A hybrid kind of fixed price agile is possible where detailed requirements are excellent and scope is tightly controlled by the Technical Lead.  In fixed price agile the customer can negotiate pragmatically with the Lead to swap out less important functionality in exchange for new, or to raise additional change requests as in a traditional waterfall project.  Internally the development is run using an agile methodology with the product owner embedded in the development team, but if a change affects effort, the developers must delegate to the technical lead to accept or reject change, keeping the project on track for time-line and budget.  It's slower than full agile because there's more paperwork overhead, but it's still preferable to developing as a waterfall project because many of the agile benefits can be harnessed.  For example, by doing iterations, the project team can learn to work more efficiently.

Tip: As in a waterfall project, this kind of fixed price agile must always contain contingency.  Only agree to fixed price, fixed scope agile when the User Story workshops or Inception has been completed, or the risk will be higher.  Higher risk must be reflected in an additional contingency charge.  

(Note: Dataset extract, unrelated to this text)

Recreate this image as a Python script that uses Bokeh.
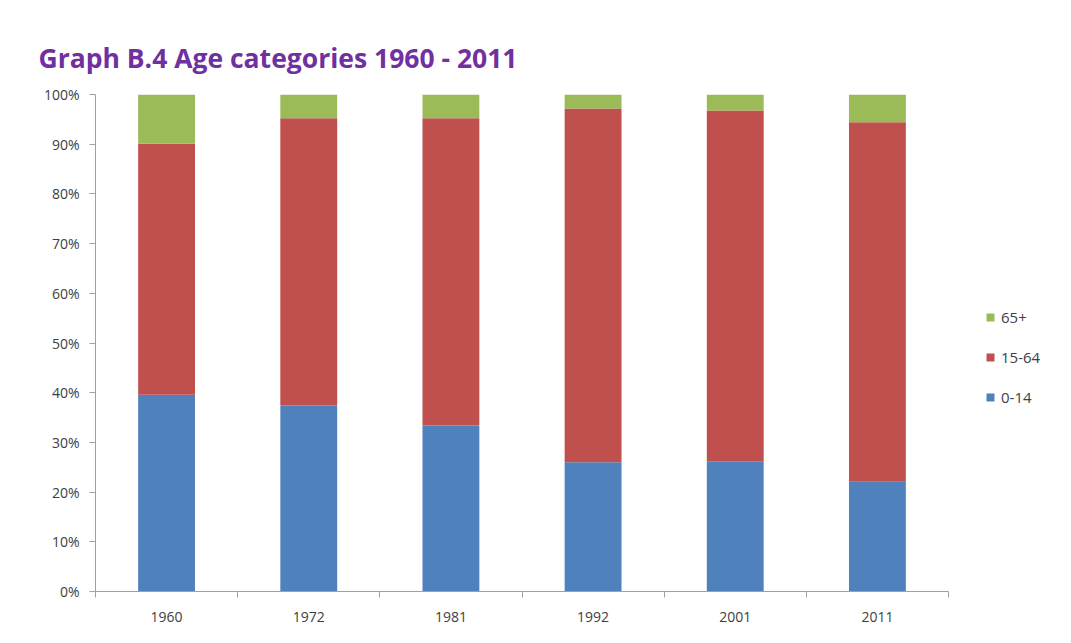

Trap: Fixed price and fixed scope agile doesn't work well where the scope isn't clear or where there are many factors outside the control of the development team. This can be dependencies on external parties like web services and infrastructure or delays in approval processes for moving the software into a production environment. Of course these impediments can be tracked as change requests, but the additional paperwork for every small issue (to prove if it was originally in scope, write contracts etc), starts to make the approach look like waterfall.